Words: Jorge Mercader, Lean Coach, and Marc Llopis, Production Manager, Constraula

In recent years, construction sites have sprung up all over Barcelona's up-and-coming Poblenou neighborhood, changing it beyond recognition. One of these construction sites, however, has a great story to tell. A new 7-story residential building has just been completed. Funded by the city government, the project aims to provide affordable housing in a neighborhood where the average price of an apartment is €4,500 per square meter.

The project began in October 2022. We had until February 2024 to complete it, but we finished ahead of schedule - a year after it started. This despite a few hiccups in the initial phases, when City Hall made some changes to the original project.

The special feature of the building is that it is made of wood - not common in this part of the world, but an increasingly popular solution. Constraula, the city maintenance and city services company of the Sorigué Group, won the tender largely because their project involved the use of this material, by far the most sustainable you can use in construction (the building even won the Construmat sustainability award this year). It was our first project of this kind, but through research and careful selection of suppliers, we were able to make up for what we didn't know.

This was also our first lean experience. Last year, we decided to attend a few lean-training sessions (these were based on real life, using a construction simulation with LEGO bricks). We liked those so much that we decided to try out the approach. And what better way to test it than to use it in a soon-to-be-launched project? From day one, the team showed great enthusiasm and that was ultimately the reason for our success.

Of course, we relied heavily on Last Planner, the main planning tool in a construction project, which promotes collaboration and facilitates the elimination of waste. To that we added other lean techniques, such as 5S, daily management and scientific problem solving.

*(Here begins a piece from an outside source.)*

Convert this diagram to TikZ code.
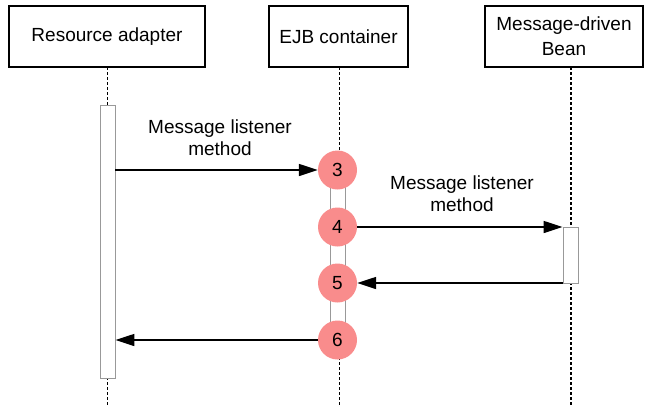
\documentclass[tikz,border=0pt]{standalone}
\usepackage{fontspec}
\setmainfont{Liberation Sans}
\usetikzlibrary{arrows.meta}
\definecolor{stepred}{RGB}{249,140,140}
\begin{document}
\begin{tikzpicture}[x=1pt,y=-1pt,
  head/.style={draw, line width=1.7pt, minimum height=61pt, inner sep=0pt, font=\fontsize{19}{25}\selectfont, align=center},
  life/.style={line width=1.7pt, dash pattern=on 3pt off 2pt},
  act/.style={draw=gray!80, fill=white, line width=0.9pt, minimum width=15pt, inner sep=0pt},
  num/.style={circle, fill=stepred, minimum size=39pt, inner sep=0pt, font=\fontsize{19}{22}\selectfont},
  msg/.style={line width=1.6pt, -{Triangle[length=19pt,width=12pt]}},
  lbl/.style={font=\fontsize{19}{22}\selectfont, align=center}
]
\useasboundingbox (0,0) rectangle (646,407);
% heads
\node[head, minimum width=196pt] (ra) at (107,36.5) {Resource adapter};
\node[head, minimum width=139pt] (ejb) at (338.5,36.5) {EJB container};
\node[head, minimum width=158pt] (mdb) at (564,36.5) {Message-driven\\Bean};
% lifelines
\coordinate (raTop) at (107.5,67);   \coordinate (raBot) at (107.5,407);
\coordinate (ejbTop) at (339.5,67);  \coordinate (ejbBot) at (339.5,407);
\coordinate (mdbTop) at (571,67);    \coordinate (mdbBot) at (571,407);
\draw[life] (raTop) -- (raBot);
\draw[life] (ejbTop) -- (ejbBot);
\draw[life] (mdbTop) -- (mdbBot);
% activations
\node[act, minimum height=273pt] (raact) at (107.5,241.5) {};
\node[act, minimum height=170pt] (ejbact) at (338,255) {};
\node[act, minimum height=56pt] (mdbact) at (570.5,255) {};
% steps
\node[num] (c3) at (337.5,170) {3};
\node[num] (c4) at (337.5,227) {4};
\node[num] (c5) at (337.5,283) {5};
\node[num] (c6) at (337.5,340) {6};
% messages
\draw[msg] (raact.east |- c3) -- (c3.west);
\draw[msg] (c4.east) -- (mdbact.west |- c4);
\draw[msg] (mdbact.west |- c5) -- (c5.east);
\draw[msg] (c6.west) -- (raact.east |- c6);
% labels
\node[lbl] (l1) at (220,138) {Message listener\\method};
\node[lbl] (l2) at (462,194) {Message listener\\method};
\end{tikzpicture}
\end{document}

What lean brought us was collaboration between people and all the different subcontractors. Everyone was involved in the initial planning of the construction project and attended follow-up meetings week after week. We quickly found out that with lean you can discover problems earlier and identify all the interdependencies that - if ignored - can lead to major problems and significant delays in the delivery of the project. The beauty of a systematic approach to discovering, analyzing and solving problems was that if we encountered problems on the second floor, we already knew that we were likely to encounter them on the other floors as well. This made us better prepared to deal with them because we used kaizen to make all the necessary improvements and prevent problems from recurring.

The place where problems were raised and discussed was our weekly meeting, where we reflected on what had happened the previous week, the problems we encountered (as well as how many tasks were and were not completed) and looked ahead to the next week.

Our guide in all of this was the Master Plan. To design the process and determine the proper sequence of activities, we first worked with the project's core team, including the site manager, supervisor and production manager. We made estimates based on our experience and knowledge of what each of these processes would entail. Then we put the plan on a big board and discussed it with our industrial partners. This took three or four sessions. It's important to invest time up front to figure out the process and sequence so you don't have to do it "along the way" and probably have time-consuming and wasteful re-planning.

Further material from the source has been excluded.